The timing of this announcement reflects Malaysia's broader positioning amid shifting regional dynamics. As tensions surrounding dollar hegemony intensify globally, Malaysian policymakers recognise opportunities to enhance the nation's negotiating position with major trading partners. Countries pioneering local-currency trade arrangements often gain diplomatic advantages and demonstrate progressive economic thinking to investors and development partners. For Malaysia, articulating commitment to such initiatives signals economic dynamism and strategic foresight.

Implementation will likely proceed incrementally. Rather than attempting comprehensive replacement of dollar settlement across the economy, Malaysia probably will begin by expanding arrangements with immediate trading partners, particularly those already operating successful bilateral currency mechanisms. ASEAN colleagues pursuing similar initiatives present natural candidates for coordination. Success in these pilot arrangements could then justify expansion to other regions and sectors.

The initiative also reflects recognition among Malaysian economists and policymakers that financial autonomy and commercial efficiency increasingly depend upon reducing structural vulnerabilities embedded in dollar-centric systems. As global supply chains fragment and regionalise, maintaining transaction costs becomes more competitive pressure. Nations that succeed in reducing such costs whilst maintaining currency stability gain meaningful advantages in attracting trade and investment.

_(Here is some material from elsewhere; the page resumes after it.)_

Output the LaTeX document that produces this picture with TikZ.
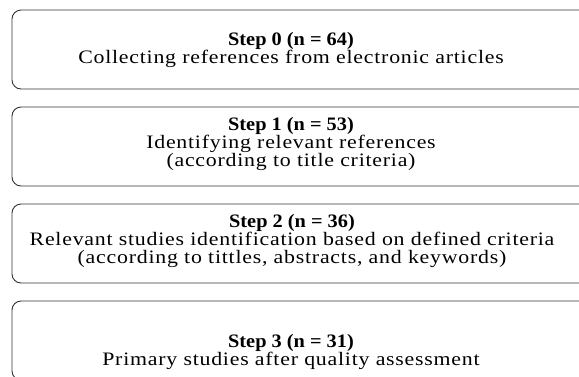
\documentclass[tikz,border=0pt]{standalone}
\usepackage{fontspec}
\setmainfont{Liberation Serif}[UprightFeatures={FakeStretch=1.15,LetterSpace=4},BoldFeatures={FakeStretch=1.07}]
\begin{document}
\begin{tikzpicture}[x=1pt,y=-1pt,
  stepbox/.style={draw=black!80, line width=0.9pt, rounded corners=9pt},
  steptext/.style={align=center, font=\fontsize{19}{18}\selectfont, inner sep=0pt}]
\useasboundingbox (0,0) rectangle (579,376);
\begin{scope}
\clip (0,0) rectangle (579,376);
\draw[stepbox] (12,10) rectangle (600,89);
\draw[stepbox] (12,107) rectangle (600,186);
\draw[stepbox] (12,204) rectangle (600,283);
\draw[stepbox] (12,301) rectangle (600,380);
\end{scope}
\node[steptext] (s0) at (291,50) {\textbf{Step 0 (n = 64)}\\Collecting references from electronic articles};
\node[steptext] (s1) at (291,144) {\textbf{Step 1 (n = 53)}\\Identifying relevant references\\(according to title criteria)};
\node[steptext] (s2) at (292,241) {\textbf{Step 2 (n = 36)}\\Relevant studies identification based on defined criteria\\(according to tittles, abstracts, and keywords)};
\node[steptext] (s3) at (291,351.5) {\textbf{Step 3 (n = 31)}\\Primary studies after quality assessment};
\end{tikzpicture}
\end{document}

Longer term, if Malaysia pursues this agenda successfully alongside regional partners, the ringgit could gradually transition from primarily domestic circulation to a more widely-accepted regional vehicle currency. This outcome remains distant and conditional upon political will and institutional development across multiple countries. Nevertheless, the trajectory suggested by Anwar's announcement positions Malaysia as an early mover in what may become a significant restructuring of Asian financial arrangements over the coming decade.